Illinois parents who have gone through a divorce and who have primary physical custody may wonder if they can prevent the other parent from contacting their child via text, phone or video call. In general, as long as the other parent has some custodial rights, this is not permitted. If a parent attempts to do so, the noncustodial parent may be able to take legal action.
However, there are circumstances in which one parent might feel that doing so is necessary. If the other parent is harassing the child, it might be necessary to limit or block communication. This may also be the case if the other parent is abusive. A parent should document the harassment as evidence to use in court.
Since cutting off a child’s contact with the other parent could be harmful, a parent may also want to discuss the situation with a child psychologist or therapist. One solution might be to set up a schedule for communication. Parents might be able to reach an agreement that suits them both better than a judge’s decision would.

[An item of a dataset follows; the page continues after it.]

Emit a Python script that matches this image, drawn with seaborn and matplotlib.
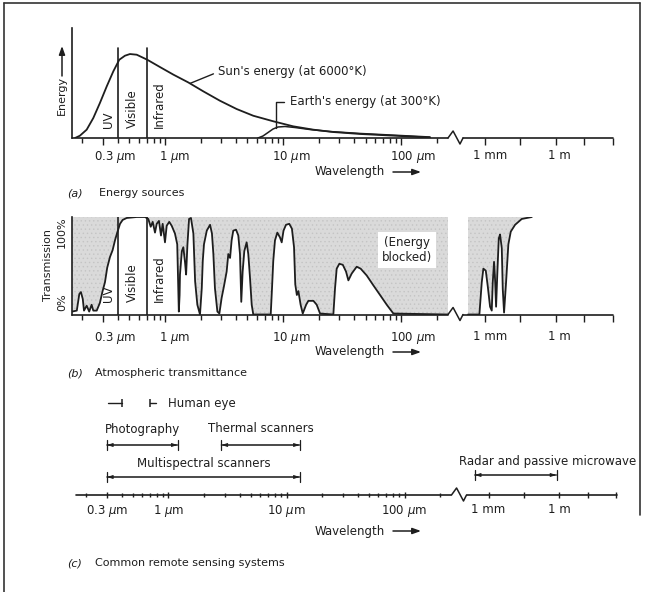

Parents can also include rules about communication in the parenting plan that they put together during the divorce. This may include a plan for conflict resolution as well that might help prevent them from turning to a judge when they have a disagreement. Children generally benefit from spending time with both parents and adjust better to divorce when parents are able to maintain a functional co-parenting relationship. If the relationship between parents is particularly contentious, they can still strive to avoid open conflict in front of the child by limiting their communication to their attorneys or to brief exchanges about dropoffs and pickups for visitation.